When such people go so far out of their way to discredit you, does it occur to you that you must be doing something right?
“Yes. They say that you can measure a man by his enemies, and if you look at my enemies, I suppose I’m truly blessed.”
You were the first MP to draw attention to the monstrous Saddam Hussein regime, and two decades later, the right-wing press do their best to imply that he was a personal friend of yours. Does that anger you?
“Of course it does, but the good news is that it’s not really working. I’ve won three general elections since the ill-fated encounter in question, and I speak every night to packed audiences. So people are not that easily fooled.”
Christopher Hitchens has accused you of personally profiting from the ‘Oil For Food’ programme. Do you intend to sue?
“Well, you can’t sue in the United States. He’s been very careful about where he said what he said. I’ve made my position absolutely clear under oath in the British High Court, and in the American Senate, on pain of imprisonment in both places. I wouldn’t have voluntarily gone to the Senate and sworn such an oath if I wasn’t entirely certain that these allegations are completely false.”
On a social level, how well do you get on with your fellow MPs?
“I’m not a particularly clubbable fellow, I don’t drink, and I’m on the road a lot. Funnily enough, I’m friendly with David Davis. When he was a Foreign Office minister, he was very good on Cuba, which I used to lobby him regularly about. He broke with the policy of backing the US on the subject at the UN, and he was very good generally about normalising relations with Cuba. I’ve been friends with him since.”
Did you enjoy the Tory conference?
“I was a little surprised that the leadership campaign burst open in the way that it did. Obviously, as an anti-war man I was hoping that Kenneth Clarke would make some gains. He exploded on the scene brilliantly and then David Davis sank, and that’s a surprise.”
Who do you think will get the leadership at this stage?

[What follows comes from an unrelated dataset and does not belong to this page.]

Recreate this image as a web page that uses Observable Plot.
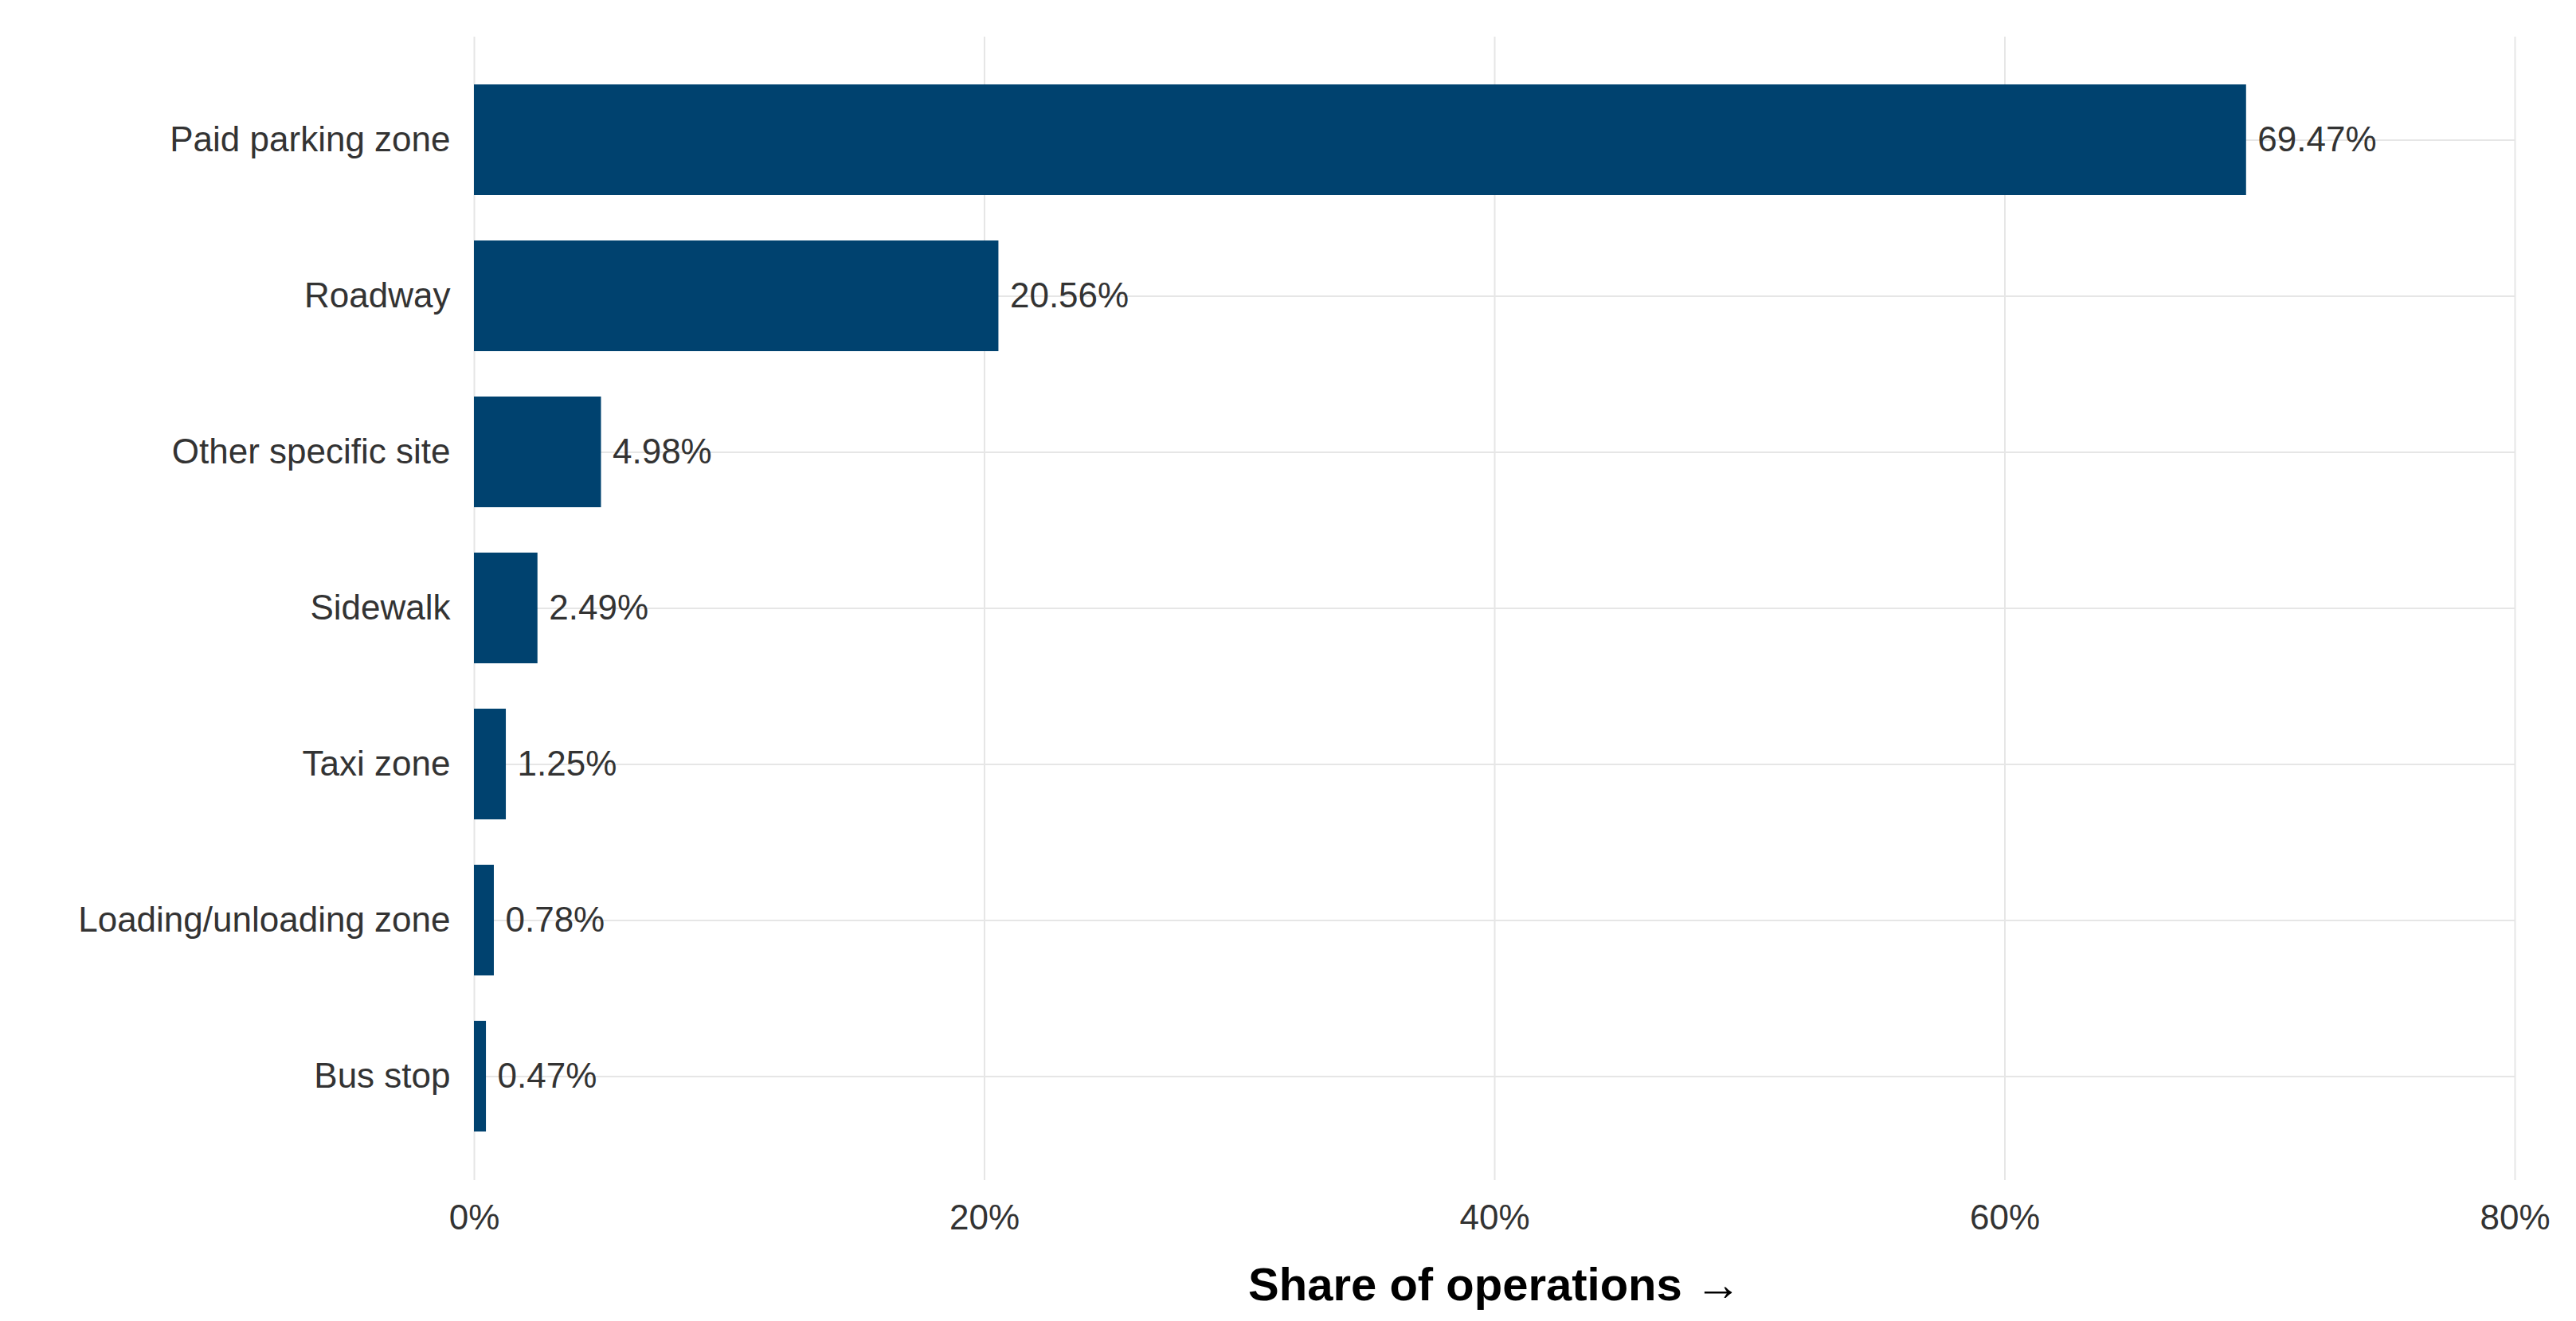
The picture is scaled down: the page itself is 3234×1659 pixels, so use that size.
<!DOCTYPE html>
<html><head><meta charset="utf-8">
<script src="https://cdn.jsdelivr.net/npm/d3@7"></script>
<script src="https://cdn.jsdelivr.net/npm/@observablehq/plot@0.6"></script>
<style>body{margin:0;background:#fff}</style>
</head><body><div id="chart"></div>
<script>
const categories = ["Paid parking zone","Roadway","Other specific site","Sidewalk","Taxi zone","Loading/unloading zone","Bus stop"];
const shares = [69.47,20.56,4.98,2.49,1.25,0.78,0.47];
const xTicks = [0,20,40,60,80];
const data = categories.map((c,i)=>({category:c, share:shares[i]}));
const chart = Plot.plot({
  width:3234, height:1659,
  marginLeft:595, marginRight:77, marginTop:46, marginBottom:177,
  style:{fontFamily:"Liberation Sans, Arial, sans-serif", fontSize:"44px", color:"#333"},
  x:{domain:[0,80], ticks:xTicks, tickFormat:d=>d+"%", label:"Share of operations", labelAnchor:"center", labelOffset:150, tickSize:0, tickPadding:30},
  y:{domain:categories, padding:0.29, label:null, tickSize:0, tickPadding:30},
  marks:[
    Plot.gridX(xTicks,{stroke:"#e6e6e6", strokeOpacity:1, strokeWidth:2}),
    Plot.gridY(categories,{stroke:"#e6e6e6", strokeOpacity:1, strokeWidth:2}),
    Plot.barX(data,{x:"share", y:"category", fill:"#00426F"}),
    Plot.text(data,{x:"share", y:"category", text:d=>d.share.toFixed(2)+"%", textAnchor:"start", dx:14, fill:"#333", fontSize:44})
  ]
});
d3.select(chart).selectAll("[aria-label='x-axis label'] text").attr("font-weight","bold").attr("font-size",58).attr("fill","#000");
document.getElementById("chart").append(chart);
</script></body></html>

“I think it’s wide open now, any one of Clarke, Cameron or Davis could get it. The Tories’ problem over the last few leaders has been that they always pick the one that the Labour Party would like them to pick. You can be sure that the champagne would be broken out in Labour’s offices if they pick Davis. In the long run, they may be finished as a force, with Labour having colonised the centre-right so effectively.”
How did you react to the deaths of Mo Mowlam and Robin Cook?
“On a personal level, obviously it was very sad. Mowlam was more or less finished in politics, but Cook had a lot still to do and might well have gone back up near the top of the pole. We’ll never know now.”